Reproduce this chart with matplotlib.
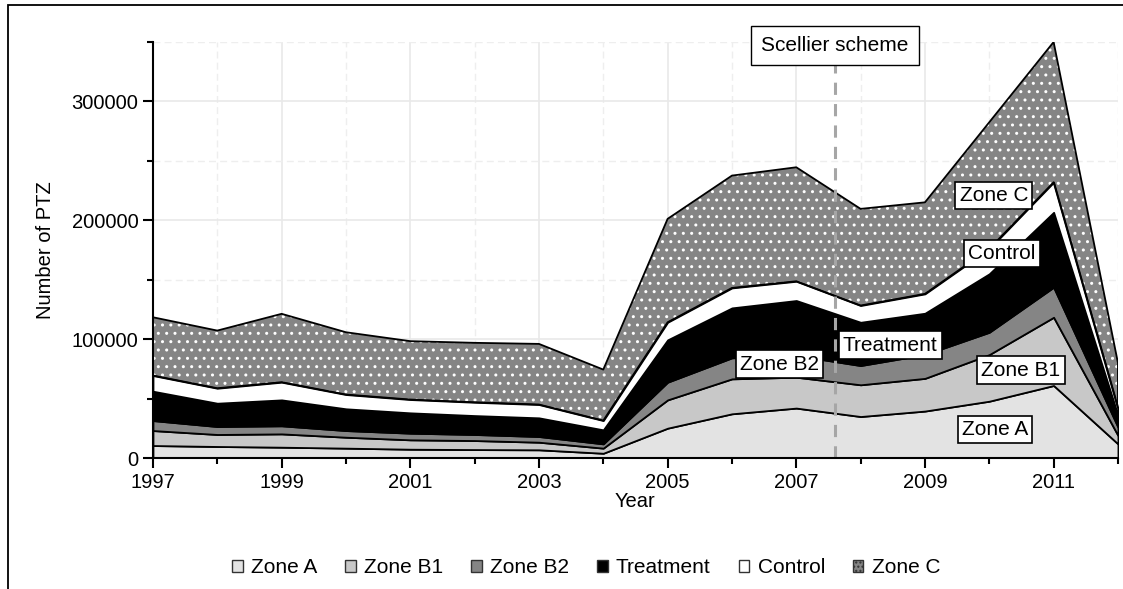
import numpy as np
import matplotlib
matplotlib.use('Agg')
import matplotlib.pyplot as plt
from matplotlib.patches import Patch, Rectangle

plt.rcParams['font.family'] = ['Liberation Sans', 'DejaVu Sans']
plt.rcParams['hatch.color'] = 'white'
plt.rcParams['hatch.linewidth'] = 1.0

# Number of PTZ per zone and year
years = np.arange(1997, 2013)
zone_a = [10500, 9700, 9100, 8300, 7400, 7100, 6900, 4000,
          25100, 37200, 42000, 34900, 39500, 47800, 61000, 11900]
zone_b1 = [12600, 10100, 11200, 9200, 7900, 7600, 6400, 4300,
           23800, 29400, 26000, 26700, 27500, 39200, 57400, 7100]
zone_b2 = [8400, 6700, 6800, 5600, 5600, 5100, 4800, 3600,
           14900, 17700, 18200, 16200, 20000, 18800, 25300, 7000]
treatment = [24700, 19600, 21800, 18300, 17100, 15900, 15700, 11800,
             35600, 42000, 46300, 36400, 34800, 49200, 63000, 10000]
control = [13200, 12600, 14900, 12000, 11200, 11200, 11200, 7800,
           14800, 16800, 16200, 14100, 16300, 21000, 25300, 6000]
zone_c = [49000, 48500, 57500, 52400, 49100, 50000, 51000, 42900,
          87000, 94500, 95900, 81300, 77000, 106500, 118000, 38000]

series_names = ['Zone A', 'Zone B1', 'Zone B2', 'Treatment', 'Control', 'Zone C']
series_colors = ['#e3e3e3', '#c8c8c8', '#858585', 'black', 'white', '#858585']

scellier_year = 2007.6

# in-chart labels: (text, year, value)
area_labels = [('Zone C', 2010.07, 221000), ('Control', 2010.2, 172000),
               ('Treatment', 2008.46, 95000), ('Zone B2', 2006.74, 79000),
               ('Zone B1', 2010.49, 74000), ('Zone A', 2010.09, 24000)]

fig = plt.figure(figsize=(11.23, 5.89), dpi=100)
ax = fig.add_axes([0.1362, 0.2224, 0.8593, 0.7063])

# outer frame
fig.add_artist(Rectangle((8 / 1123, -0.05), 1.2, 1 - 5 / 589 + 0.05,
                         transform=fig.transFigure, fill=False,
                         ec='black', lw=1.3))

data = np.array([zone_a, zone_b1, zone_b2, treatment, control, zone_c])
tops = np.cumsum(data, axis=0)
bottoms = np.vstack([np.zeros(len(years)), tops[:-1]])

for i, name in enumerate(series_names):
    if name == 'Zone C':
        ax.fill_between(years, bottoms[i], tops[i], facecolor=series_colors[i],
                        edgecolor='white', hatch='..', linewidth=0, zorder=2)
        ax.fill_between(years, bottoms[i], tops[i], facecolor='none',
                        edgecolor='black', linewidth=1.3, zorder=3)
    else:
        ax.fill_between(years, bottoms[i], tops[i], facecolor=series_colors[i],
                        edgecolor='black', linewidth=1.3, zorder=3)

ax.vlines(scellier_year, 0, 340000, colors='#a6a6a6', lw=2.2,
          linestyles=(0, (4, 3)), zorder=4)
ax.text(scellier_year, 347000, 'Scellier scheme', ha='center', va='center',
        fontsize=15, zorder=6, clip_on=False,
        bbox=dict(boxstyle='square,pad=0.5', fc='white', ec='black', lw=1))

for txt, x, y in area_labels:
    ax.text(x, y, txt, ha='center', va='center', fontsize=15, zorder=6,
            bbox=dict(boxstyle='square,pad=0.2', fc='white', ec='black', lw=1.2))

ax.set_xlim(1997, 2012)
ax.set_ylim(0, 350000)
ax.set_xticks(range(1997, 2012, 2))
ax.set_xticks(range(1997, 2013), minor=True)
ax.set_yticks([0, 100000, 200000, 300000])
ax.set_yticklabels(['0', '100000', '200000', '300000'])
ax.set_yticks(range(0, 350001, 50000), minor=True)

ax.grid(which='major', color='#e9e9e9', lw=1.2)
ax.grid(which='minor', color='#eeeeee', lw=1.0, ls=(0, (5, 3)))
ax.set_axisbelow(True)

for s in ['top', 'right']:
    ax.spines[s].set_visible(False)
for s in ['left', 'bottom']:
    ax.spines[s].set_linewidth(1.5)
    ax.spines[s].set_zorder(5)
ax.tick_params(which='major', length=7, width=1.5, labelsize=14.5)
ax.tick_params(which='minor', length=4, width=1.5)

ax.set_xlabel('Year', fontsize=14.5, labelpad=0)
ax.set_ylabel('Number of PTZ', fontsize=14.5, labelpad=12)

handles = []
for name, col in zip(series_names, series_colors):
    if name == 'Zone C':
        handles.append(Patch(facecolor=col, edgecolor='#333333', hatch='....',
                             label=name))
    else:
        handles.append(Patch(facecolor=col, edgecolor='#333333', label=name))
fig.legend(handles=handles, loc='center', bbox_to_anchor=(0.522, 0.036),
           ncol=6, frameon=False, fontsize=15, handlelength=0.5,
           handleheight=0.5, handletextpad=0.4, columnspacing=1.35)

fig.savefig('out.png', dpi=100)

──────────────────────────────

EXERCISE »
Write out the listing above exactly as it stands, pictures excluded.

SOLVED PROBLEM »
Reproduce this chart with matplotlib.
import numpy as np
import matplotlib
matplotlib.use('Agg')
import matplotlib.pyplot as plt
from matplotlib.patches import Patch, Rectangle

plt.rcParams['font.family'] = ['Liberation Sans', 'DejaVu Sans']
plt.rcParams['hatch.color'] = 'white'
plt.rcParams['hatch.linewidth'] = 1.0

# Number of PTZ per zone and year
years = np.arange(1997, 2013)
zone_a = [10500, 9700, 9100, 8300, 7400, 7100, 6900, 4000,
          25100, 37200, 42000, 34900, 39500, 47800, 61000, 11900]
zone_b1 = [12600, 10100, 11200, 9200, 7900, 7600, 6400, 4300,
           23800, 29400, 26000, 26700, 27500, 39200, 57400, 7100]
zone_b2 = [8400, 6700, 6800, 5600, 5600, 5100, 4800, 3600,
           14900, 17700, 18200, 16200, 20000, 18800, 25300, 7000]
treatment = [24700, 19600, 21800, 18300, 17100, 15900, 15700, 11800,
             35600, 42000, 46300, 36400, 34800, 49200, 63000, 10000]
control = [13200, 12600, 14900, 12000, 11200, 11200, 11200, 7800,
           14800, 16800, 16200, 14100, 16300, 21000, 25300, 6000]
zone_c = [49000, 48500, 57500, 52400, 49100, 50000, 51000, 42900,
          87000, 94500, 95900, 81300, 77000, 106500, 118000, 38000]

series_names = ['Zone A', 'Zone B1', 'Zone B2', 'Treatment', 'Control', 'Zone C']
series_colors = ['#e3e3e3', '#c8c8c8', '#858585', 'black', 'white', '#858585']

scellier_year = 2007.6

# in-chart labels: (text, year, value)
area_labels = [('Zone C', 2010.07, 221000), ('Control', 2010.2, 172000),
               ('Treatment', 2008.46, 95000), ('Zone B2', 2006.74, 79000),
               ('Zone B1', 2010.49, 74000), ('Zone A', 2010.09, 24000)]

fig = plt.figure(figsize=(11.23, 5.89), dpi=100)
ax = fig.add_axes([0.1362, 0.2224, 0.8593, 0.7063])

# outer frame
fig.add_artist(Rectangle((8 / 1123, -0.05), 1.2, 1 - 5 / 589 + 0.05,
                         transform=fig.transFigure, fill=False,
                         ec='black', lw=1.3))

data = np.array([zone_a, zone_b1, zone_b2, treatment, control, zone_c])
tops = np.cumsum(data, axis=0)
bottoms = np.vstack([np.zeros(len(years)), tops[:-1]])

for i, name in enumerate(series_names):
    if name == 'Zone C':
        ax.fill_between(years, bottoms[i], tops[i], facecolor=series_colors[i],
                        edgecolor='white', hatch='..', linewidth=0, zorder=2)
        ax.fill_between(years, bottoms[i], tops[i], facecolor='none',
                        edgecolor='black', linewidth=1.3, zorder=3)
    else:
        ax.fill_between(years, bottoms[i], tops[i], facecolor=series_colors[i],
                        edgecolor='black', linewidth=1.3, zorder=3)

ax.vlines(scellier_year, 0, 340000, colors='#a6a6a6', lw=2.2,
          linestyles=(0, (4, 3)), zorder=4)
ax.text(scellier_year, 347000, 'Scellier scheme', ha='center', va='center',
        fontsize=15, zorder=6, clip_on=False,
        bbox=dict(boxstyle='square,pad=0.5', fc='white', ec='black', lw=1))

for txt, x, y in area_labels:
    ax.text(x, y, txt, ha='center', va='center', fontsize=15, zorder=6,
            bbox=dict(boxstyle='square,pad=0.2', fc='white', ec='black', lw=1.2))

ax.set_xlim(1997, 2012)
ax.set_ylim(0, 350000)
ax.set_xticks(range(1997, 2012, 2))
ax.set_xticks(range(1997, 2013), minor=True)
ax.set_yticks([0, 100000, 200000, 300000])
ax.set_yticklabels(['0', '100000', '200000', '300000'])
ax.set_yticks(range(0, 350001, 50000), minor=True)

ax.grid(which='major', color='#e9e9e9', lw=1.2)
ax.grid(which='minor', color='#eeeeee', lw=1.0, ls=(0, (5, 3)))
ax.set_axisbelow(True)

for s in ['top', 'right']:
    ax.spines[s].set_visible(False)
for s in ['left', 'bottom']:
    ax.spines[s].set_linewidth(1.5)
    ax.spines[s].set_zorder(5)
ax.tick_params(which='major', length=7, width=1.5, labelsize=14.5)
ax.tick_params(which='minor', length=4, width=1.5)

ax.set_xlabel('Year', fontsize=14.5, labelpad=0)
ax.set_ylabel('Number of PTZ', fontsize=14.5, labelpad=12)

handles = []
for name, col in zip(series_names, series_colors):
    if name == 'Zone C':
        handles.append(Patch(facecolor=col, edgecolor='#333333', hatch='....',
                             label=name))
    else:
        handles.append(Patch(facecolor=col, edgecolor='#333333', label=name))
fig.legend(handles=handles, loc='center', bbox_to_anchor=(0.522, 0.036),
           ncol=6, frameon=False, fontsize=15, handlelength=0.5,
           handleheight=0.5, handletextpad=0.4, columnspacing=1.35)

fig.savefig('out.png', dpi=100)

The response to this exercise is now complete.